▸ **Task to complete**
Transcribe the entries that follow exactly as they appear, minus pictures.
══ Excerpted data ══
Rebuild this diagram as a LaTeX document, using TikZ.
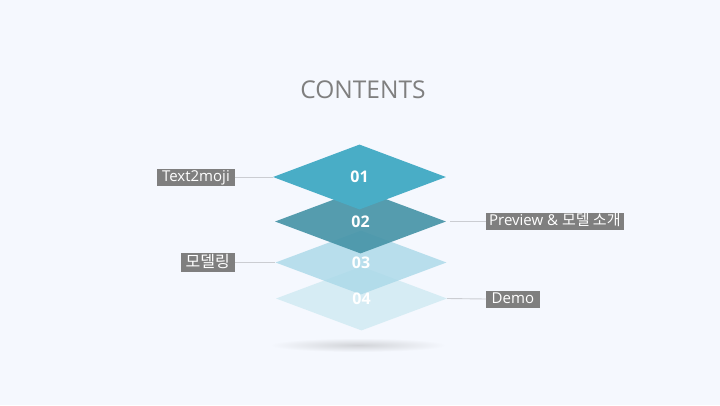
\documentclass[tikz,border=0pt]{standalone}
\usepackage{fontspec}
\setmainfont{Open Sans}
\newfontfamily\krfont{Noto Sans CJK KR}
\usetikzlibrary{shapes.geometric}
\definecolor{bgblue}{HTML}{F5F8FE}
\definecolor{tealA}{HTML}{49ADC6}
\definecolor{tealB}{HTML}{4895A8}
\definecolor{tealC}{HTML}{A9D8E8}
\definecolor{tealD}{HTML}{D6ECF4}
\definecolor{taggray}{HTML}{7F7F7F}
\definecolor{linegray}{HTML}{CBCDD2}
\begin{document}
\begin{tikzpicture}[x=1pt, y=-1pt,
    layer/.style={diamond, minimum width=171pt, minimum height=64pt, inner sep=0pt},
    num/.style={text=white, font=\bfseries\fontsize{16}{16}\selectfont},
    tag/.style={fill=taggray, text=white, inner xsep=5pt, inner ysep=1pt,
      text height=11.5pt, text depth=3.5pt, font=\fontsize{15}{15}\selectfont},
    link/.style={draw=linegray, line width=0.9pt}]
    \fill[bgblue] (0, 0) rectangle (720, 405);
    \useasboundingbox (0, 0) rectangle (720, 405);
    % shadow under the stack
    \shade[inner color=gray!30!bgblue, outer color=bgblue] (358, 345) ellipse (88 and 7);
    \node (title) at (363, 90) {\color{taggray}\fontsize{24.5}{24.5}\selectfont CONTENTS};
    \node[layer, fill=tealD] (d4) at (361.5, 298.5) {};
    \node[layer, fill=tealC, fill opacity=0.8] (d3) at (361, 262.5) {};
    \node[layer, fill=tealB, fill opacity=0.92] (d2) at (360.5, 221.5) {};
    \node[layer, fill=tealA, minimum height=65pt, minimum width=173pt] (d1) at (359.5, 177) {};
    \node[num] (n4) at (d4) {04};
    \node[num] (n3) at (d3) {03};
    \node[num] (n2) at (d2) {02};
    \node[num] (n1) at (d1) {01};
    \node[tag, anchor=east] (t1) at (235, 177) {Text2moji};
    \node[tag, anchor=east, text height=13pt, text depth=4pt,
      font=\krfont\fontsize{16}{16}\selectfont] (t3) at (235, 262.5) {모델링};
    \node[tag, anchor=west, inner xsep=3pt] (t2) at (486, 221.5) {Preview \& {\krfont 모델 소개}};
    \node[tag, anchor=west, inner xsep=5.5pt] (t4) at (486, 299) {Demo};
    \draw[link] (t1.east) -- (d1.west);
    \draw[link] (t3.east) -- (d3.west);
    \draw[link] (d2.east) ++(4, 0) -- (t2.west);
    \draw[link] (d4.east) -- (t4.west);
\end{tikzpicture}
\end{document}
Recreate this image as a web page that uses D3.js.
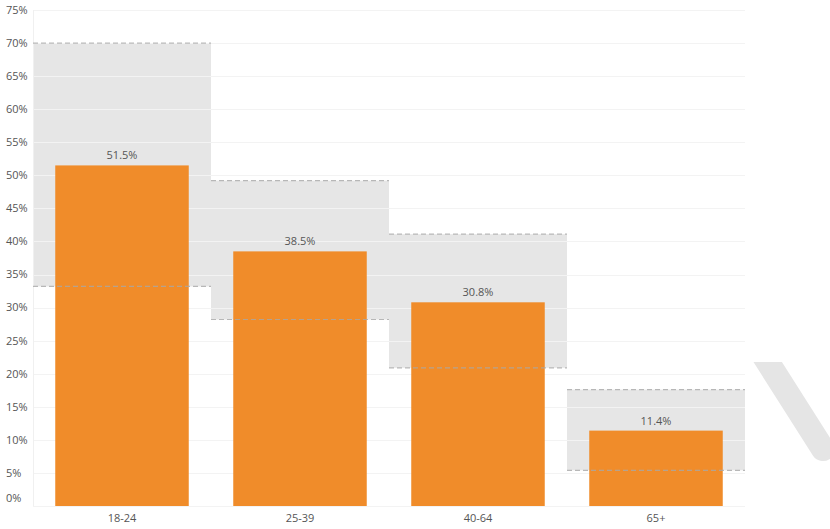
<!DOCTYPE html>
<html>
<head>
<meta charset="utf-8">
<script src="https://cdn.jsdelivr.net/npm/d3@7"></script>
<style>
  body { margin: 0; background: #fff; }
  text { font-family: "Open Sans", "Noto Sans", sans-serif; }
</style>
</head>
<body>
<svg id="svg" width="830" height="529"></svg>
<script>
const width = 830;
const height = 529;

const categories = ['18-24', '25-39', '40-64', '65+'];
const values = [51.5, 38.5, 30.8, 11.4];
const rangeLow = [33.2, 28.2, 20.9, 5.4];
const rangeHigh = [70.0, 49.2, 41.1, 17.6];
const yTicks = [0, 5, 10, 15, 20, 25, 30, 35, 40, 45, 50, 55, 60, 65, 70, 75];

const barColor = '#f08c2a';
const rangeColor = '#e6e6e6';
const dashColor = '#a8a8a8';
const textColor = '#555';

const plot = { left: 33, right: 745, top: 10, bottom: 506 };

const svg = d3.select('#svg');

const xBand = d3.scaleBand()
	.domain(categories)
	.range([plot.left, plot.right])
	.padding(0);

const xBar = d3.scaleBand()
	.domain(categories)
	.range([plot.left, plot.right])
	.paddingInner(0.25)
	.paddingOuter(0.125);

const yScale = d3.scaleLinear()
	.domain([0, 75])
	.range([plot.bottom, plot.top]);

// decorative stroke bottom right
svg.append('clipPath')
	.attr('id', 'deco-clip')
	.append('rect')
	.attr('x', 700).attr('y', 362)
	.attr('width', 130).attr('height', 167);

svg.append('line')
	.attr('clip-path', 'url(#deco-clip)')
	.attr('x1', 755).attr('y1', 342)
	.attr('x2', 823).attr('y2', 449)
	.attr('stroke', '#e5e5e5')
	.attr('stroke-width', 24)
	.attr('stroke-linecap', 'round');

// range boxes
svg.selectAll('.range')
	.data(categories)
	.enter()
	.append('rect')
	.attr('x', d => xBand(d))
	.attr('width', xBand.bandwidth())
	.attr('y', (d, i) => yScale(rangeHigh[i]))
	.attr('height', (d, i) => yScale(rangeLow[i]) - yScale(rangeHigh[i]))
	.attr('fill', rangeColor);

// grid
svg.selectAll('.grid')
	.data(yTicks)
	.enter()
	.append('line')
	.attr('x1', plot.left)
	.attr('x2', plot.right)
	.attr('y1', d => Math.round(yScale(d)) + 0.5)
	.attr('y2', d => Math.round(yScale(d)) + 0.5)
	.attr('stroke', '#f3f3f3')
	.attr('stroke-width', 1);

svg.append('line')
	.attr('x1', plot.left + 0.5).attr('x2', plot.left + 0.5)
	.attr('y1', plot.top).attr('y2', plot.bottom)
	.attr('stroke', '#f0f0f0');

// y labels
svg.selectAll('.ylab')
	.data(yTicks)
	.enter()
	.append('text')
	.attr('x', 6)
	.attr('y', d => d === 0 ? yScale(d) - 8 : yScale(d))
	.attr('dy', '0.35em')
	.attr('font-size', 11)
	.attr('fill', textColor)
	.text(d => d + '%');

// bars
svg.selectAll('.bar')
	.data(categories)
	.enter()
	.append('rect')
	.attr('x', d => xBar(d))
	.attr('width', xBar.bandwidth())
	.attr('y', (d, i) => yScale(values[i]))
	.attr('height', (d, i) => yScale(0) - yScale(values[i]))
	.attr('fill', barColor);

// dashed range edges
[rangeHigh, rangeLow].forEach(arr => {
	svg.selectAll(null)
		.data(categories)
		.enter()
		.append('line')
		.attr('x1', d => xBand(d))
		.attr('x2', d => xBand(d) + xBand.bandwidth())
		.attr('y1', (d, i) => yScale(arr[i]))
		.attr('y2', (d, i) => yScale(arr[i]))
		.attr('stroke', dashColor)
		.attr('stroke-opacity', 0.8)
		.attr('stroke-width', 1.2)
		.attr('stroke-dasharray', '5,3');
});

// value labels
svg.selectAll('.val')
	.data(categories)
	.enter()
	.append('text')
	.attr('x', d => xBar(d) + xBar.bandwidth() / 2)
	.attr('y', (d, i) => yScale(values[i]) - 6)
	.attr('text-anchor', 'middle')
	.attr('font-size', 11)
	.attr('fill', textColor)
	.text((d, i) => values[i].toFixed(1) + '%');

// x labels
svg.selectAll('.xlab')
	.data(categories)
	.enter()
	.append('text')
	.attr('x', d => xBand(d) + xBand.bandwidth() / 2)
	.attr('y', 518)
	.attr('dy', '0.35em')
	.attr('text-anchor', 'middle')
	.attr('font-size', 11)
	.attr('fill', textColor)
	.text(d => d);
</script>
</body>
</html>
═══
▸ **Worked answer**
Rebuild this diagram as a LaTeX document, using TikZ.
\documentclass[tikz,border=0pt]{standalone}
\usepackage{fontspec}
\setmainfont{Open Sans}
\newfontfamily\krfont{Noto Sans CJK KR}
\usetikzlibrary{shapes.geometric}
\definecolor{bgblue}{HTML}{F5F8FE}
\definecolor{tealA}{HTML}{49ADC6}
\definecolor{tealB}{HTML}{4895A8}
\definecolor{tealC}{HTML}{A9D8E8}
\definecolor{tealD}{HTML}{D6ECF4}
\definecolor{taggray}{HTML}{7F7F7F}
\definecolor{linegray}{HTML}{CBCDD2}
\begin{document}
\begin{tikzpicture}[x=1pt, y=-1pt,
    layer/.style={diamond, minimum width=171pt, minimum height=64pt, inner sep=0pt},
    num/.style={text=white, font=\bfseries\fontsize{16}{16}\selectfont},
    tag/.style={fill=taggray, text=white, inner xsep=5pt, inner ysep=1pt,
      text height=11.5pt, text depth=3.5pt, font=\fontsize{15}{15}\selectfont},
    link/.style={draw=linegray, line width=0.9pt}]
    \fill[bgblue] (0, 0) rectangle (720, 405);
    \useasboundingbox (0, 0) rectangle (720, 405);
    % shadow under the stack
    \shade[inner color=gray!30!bgblue, outer color=bgblue] (358, 345) ellipse (88 and 7);
    \node (title) at (363, 90) {\color{taggray}\fontsize{24.5}{24.5}\selectfont CONTENTS};
    \node[layer, fill=tealD] (d4) at (361.5, 298.5) {};
    \node[layer, fill=tealC, fill opacity=0.8] (d3) at (361, 262.5) {};
    \node[layer, fill=tealB, fill opacity=0.92] (d2) at (360.5, 221.5) {};
    \node[layer, fill=tealA, minimum height=65pt, minimum width=173pt] (d1) at (359.5, 177) {};
    \node[num] (n4) at (d4) {04};
    \node[num] (n3) at (d3) {03};
    \node[num] (n2) at (d2) {02};
    \node[num] (n1) at (d1) {01};
    \node[tag, anchor=east] (t1) at (235, 177) {Text2moji};
    \node[tag, anchor=east, text height=13pt, text depth=4pt,
      font=\krfont\fontsize{16}{16}\selectfont] (t3) at (235, 262.5) {모델링};
    \node[tag, anchor=west, inner xsep=3pt] (t2) at (486, 221.5) {Preview \& {\krfont 모델 소개}};
    \node[tag, anchor=west, inner xsep=5.5pt] (t4) at (486, 299) {Demo};
    \draw[link] (t1.east) -- (d1.west);
    \draw[link] (t3.east) -- (d3.west);
    \draw[link] (d2.east) ++(4, 0) -- (t2.west);
    \draw[link] (d4.east) -- (t4.west);
\end{tikzpicture}
\end{document}
Recreate this image as a web page that uses D3.js.
<!DOCTYPE html>
<html>
<head>
<meta charset="utf-8">
<script src="https://cdn.jsdelivr.net/npm/d3@7"></script>
<style>
  body { margin: 0; background: #fff; }
  text { font-family: "Open Sans", "Noto Sans", sans-serif; }
</style>
</head>
<body>
<svg id="svg" width="830" height="529"></svg>
<script>
const width = 830;
const height = 529;

const categories = ['18-24', '25-39', '40-64', '65+'];
const values = [51.5, 38.5, 30.8, 11.4];
const rangeLow = [33.2, 28.2, 20.9, 5.4];
const rangeHigh = [70.0, 49.2, 41.1, 17.6];
const yTicks = [0, 5, 10, 15, 20, 25, 30, 35, 40, 45, 50, 55, 60, 65, 70, 75];

const barColor = '#f08c2a';
const rangeColor = '#e6e6e6';
const dashColor = '#a8a8a8';
const textColor = '#555';

const plot = { left: 33, right: 745, top: 10, bottom: 506 };

const svg = d3.select('#svg');

const xBand = d3.scaleBand()
	.domain(categories)
	.range([plot.left, plot.right])
	.padding(0);

const xBar = d3.scaleBand()
	.domain(categories)
	.range([plot.left, plot.right])
	.paddingInner(0.25)
	.paddingOuter(0.125);

const yScale = d3.scaleLinear()
	.domain([0, 75])
	.range([plot.bottom, plot.top]);

// decorative stroke bottom right
svg.append('clipPath')
	.attr('id', 'deco-clip')
	.append('rect')
	.attr('x', 700).attr('y', 362)
	.attr('width', 130).attr('height', 167);

svg.append('line')
	.attr('clip-path', 'url(#deco-clip)')
	.attr('x1', 755).attr('y1', 342)
	.attr('x2', 823).attr('y2', 449)
	.attr('stroke', '#e5e5e5')
	.attr('stroke-width', 24)
	.attr('stroke-linecap', 'round');

// range boxes
svg.selectAll('.range')
	.data(categories)
	.enter()
	.append('rect')
	.attr('x', d => xBand(d))
	.attr('width', xBand.bandwidth())
	.attr('y', (d, i) => yScale(rangeHigh[i]))
	.attr('height', (d, i) => yScale(rangeLow[i]) - yScale(rangeHigh[i]))
	.attr('fill', rangeColor);

// grid
svg.selectAll('.grid')
	.data(yTicks)
	.enter()
	.append('line')
	.attr('x1', plot.left)
	.attr('x2', plot.right)
	.attr('y1', d => Math.round(yScale(d)) + 0.5)
	.attr('y2', d => Math.round(yScale(d)) + 0.5)
	.attr('stroke', '#f3f3f3')
	.attr('stroke-width', 1);

svg.append('line')
	.attr('x1', plot.left + 0.5).attr('x2', plot.left + 0.5)
	.attr('y1', plot.top).attr('y2', plot.bottom)
	.attr('stroke', '#f0f0f0');

// y labels
svg.selectAll('.ylab')
	.data(yTicks)
	.enter()
	.append('text')
	.attr('x', 6)
	.attr('y', d => d === 0 ? yScale(d) - 8 : yScale(d))
	.attr('dy', '0.35em')
	.attr('font-size', 11)
	.attr('fill', textColor)
	.text(d => d + '%');

// bars
svg.selectAll('.bar')
	.data(categories)
	.enter()
	.append('rect')
	.attr('x', d => xBar(d))
	.attr('width', xBar.bandwidth())
	.attr('y', (d, i) => yScale(values[i]))
	.attr('height', (d, i) => yScale(0) - yScale(values[i]))
	.attr('fill', barColor);

// dashed range edges
[rangeHigh, rangeLow].forEach(arr => {
	svg.selectAll(null)
		.data(categories)
		.enter()
		.append('line')
		.attr('x1', d => xBand(d))
		.attr('x2', d => xBand(d) + xBand.bandwidth())
		.attr('y1', (d, i) => yScale(arr[i]))
		.attr('y2', (d, i) => yScale(arr[i]))
		.attr('stroke', dashColor)
		.attr('stroke-opacity', 0.8)
		.attr('stroke-width', 1.2)
		.attr('stroke-dasharray', '5,3');
});

// value labels
svg.selectAll('.val')
	.data(categories)
	.enter()
	.append('text')
	.attr('x', d => xBar(d) + xBar.bandwidth() / 2)
	.attr('y', (d, i) => yScale(values[i]) - 6)
	.attr('text-anchor', 'middle')
	.attr('font-size', 11)
	.attr('fill', textColor)
	.text((d, i) => values[i].toFixed(1) + '%');

// x labels
svg.selectAll('.xlab')
	.data(categories)
	.enter()
	.append('text')
	.attr('x', d => xBand(d) + xBand.bandwidth() / 2)
	.attr('y', 518)
	.attr('dy', '0.35em')
	.attr('text-anchor', 'middle')
	.attr('font-size', 11)
	.attr('fill', textColor)
	.text(d => d);
</script>
</body>
</html>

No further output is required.